St-Pierre, in soon-to-be published autobiography "The Way of the Fight", details some of those hardships: being bullied as an undersized child, growing up in a rough area of a Montreal suburb and working as a garbage collector. It’s certainly not the image many have of a prim, unflappable fighter who has been one of the most dominant in UFC history.

“He grew up in a tough neighborhood like a lot of us,” said Greg Jackson, St-Pierre’s former trainer. “He wasn’t pampered or coddled or anything. He grew up tough.”

St-Pierre is seeking to defend his welterweight title, one that he has held since defeating Matt Serra in the same arena that will house this weekend’s card, Bell Centre, in 2008. St-Pierre avenged his only loss in his last 17 fights — one of only two in his career overall — with a second-round TKO.

The first loss to Serra in 2007 cost St-Pierre his initial stint with the 170-pound belt, one he earned a year prior by knocking out Matt Hughes. His training for that first Serra fight was severely lacking due to injuries and family issues. The Canadian Press reported his father was seriously ill and a cousin was in the coma after a car accident in the weeks leading up to that loss.

St-Pierre went to a sports psychologist to get his mind right and ever since, he’s been unstoppable. That doesn’t, however, mean St-Pierre has been an automaton.

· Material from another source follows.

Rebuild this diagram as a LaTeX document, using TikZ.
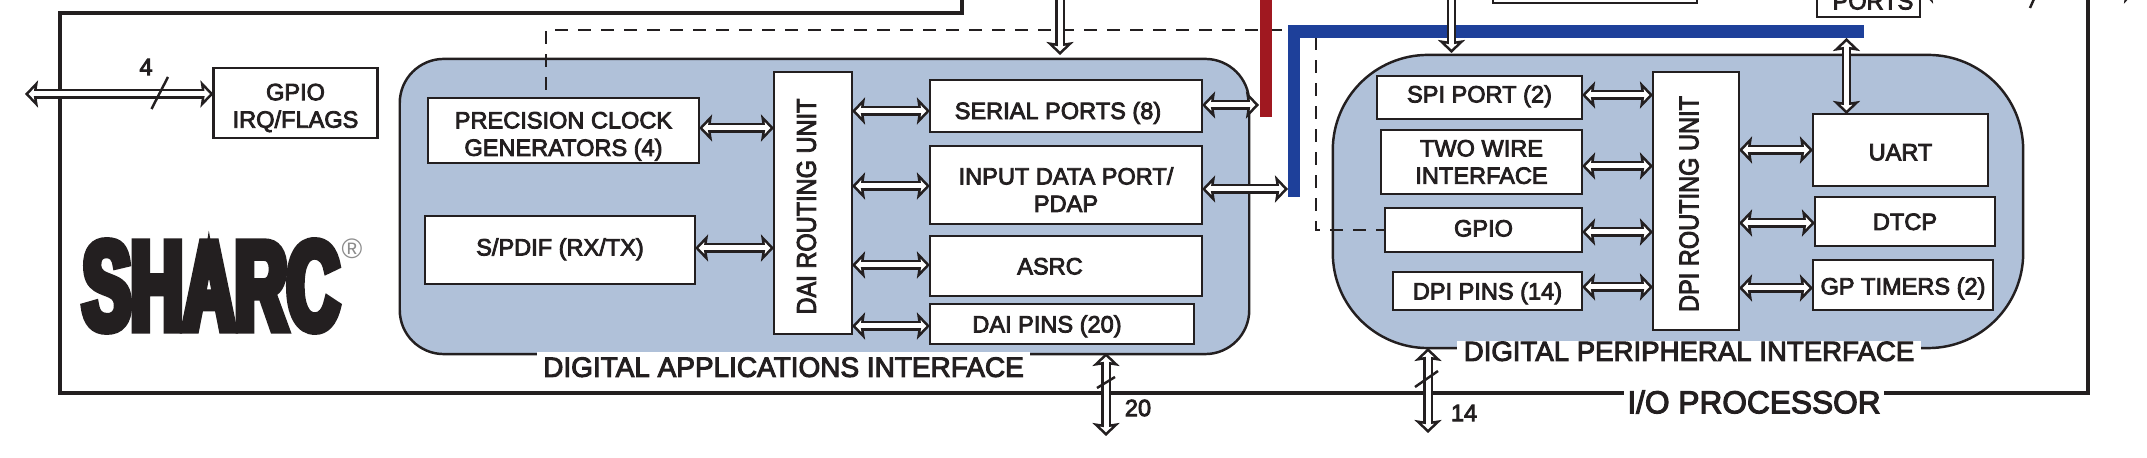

“Let me tell you something uneducated fool, listen to me,” St-Pierre sniped during a conference call with reporters last week after Diaz called him pampered. “You don't know anything about me man. You think I'm born rich, I (was) not my friend.”

Granted, this was on a conference call and whether St-Pierre takes the bait in the Octagon remains to be seen.

“I’m not really thinking about all the trash talking,” St-Pierre told FOXSports.com. “I’m already motivated enough. This isn’t the first time an opponent has tried to talk trash.”

Carlos Condit — who has faced both St-Pierre and Diaz — told FOXSports.com that he could see St-Pierre losing if Diaz goads him into a brawl rather than a more technically sound fight. St-Pierre has used a superior ground game to win his prior five fights by decision.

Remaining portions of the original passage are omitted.